Ideally code should be free of unnecessary branching, and there are a lot of clever tricks with and without AVX, which I believe we have discussed previously.
But about your virtual function calls. If your critical path is filled with virtual function calls and multiple levels of inheritance, you're pretty much screwed performance wise, no compiler will be able to untangle this at compile time. And in most cases (at least how most programmers use OOP), these function calls can't be statically analysed, inlined or dereferenced at compile time.
@ efikkan I kept hearing him talk about switching in that video. I remember somethings about that is why AMD multi threading always ended feeling more responsive then Intel.

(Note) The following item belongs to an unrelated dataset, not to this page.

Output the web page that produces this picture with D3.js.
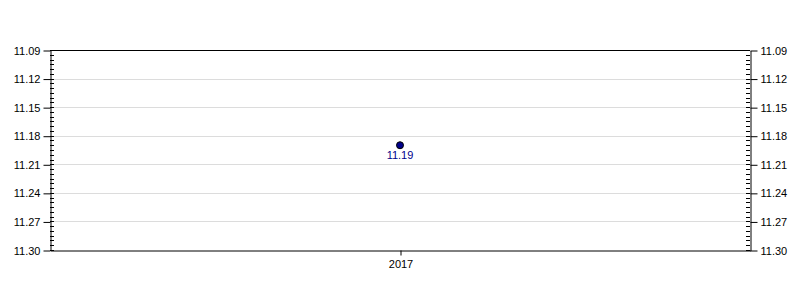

It was something about Hitting ALT tab in windows while gaming, it just seems to be quicker at odd stuff like that.
@dragontammer5877 There are some benches that show there is some bottleneck with zen 2. Everyone says it's it's infinity fabric. The best way to get around the Infinity fabric bottleneck would be to add another link. If's it's only one link, because sometimes you got that lowly 3300X getting up in-between things like the 3900x and 3950x. We know that is usually, because it's a single CCX. Then again If the 3900x is ahead that would put it down to it having a larger cache ratio to cores.
The cache misses defiantly are harsh when they happen, but wouldn't automatically cycle modulating the individual L1/L2/L3 caches in different chip dies through the I/O die get around that? Cycle between the ones available basically. Perhaps they only do it with larger L2/L3 cache's though I mean maybe it doesn't make enough practical sense with the L1 cache being so small and switch times and such. Perhaps in a future design at some level or another I don't know.
Something else on the I/O die doing modulation switching between cores or die's at the core level in particular they could it based on poll chips and which ever can precision boosts the highest select that one for the single thread performance then poll it again after a set period and select whichever core gave the best results again and keep doing that approach. Basically no matter what it could always try to select the highest boost speed to optimize the single thread performance. Perhaps it does that between cores and die's as well so if one gets a little hot let it cool off while making use of the coolest die though switching between those might be less intermittent.
Dependency management on today's CPUs and compilers is a well solved problem: "xor rax, rax" cuts a dependency, allocates a new register from the reorder buffer, and starts a parallel-calculation that takes advantage of super-scalar CPUs. Its a dirty hack, but it works, and it works surprisingly well. I'm not convinced that a new machine-code format (with more explicit dependency matching) is needed for speed.
I think the main advantage to a potential "dependency-graph representation" would be power-consumption and core-size. Code with more explicit dependencies encoded could have smaller decoders that use less power, leveraging information that the compiler already calculated (instead of re-calculating it from scratch, so to speak).
Modern ROBs are 200+ long already, meaning the CPU can search ~200 instructions looking for instruction-level parallelism. And apparently these reorder buffers are only going to get bigger (300+ for Icelake).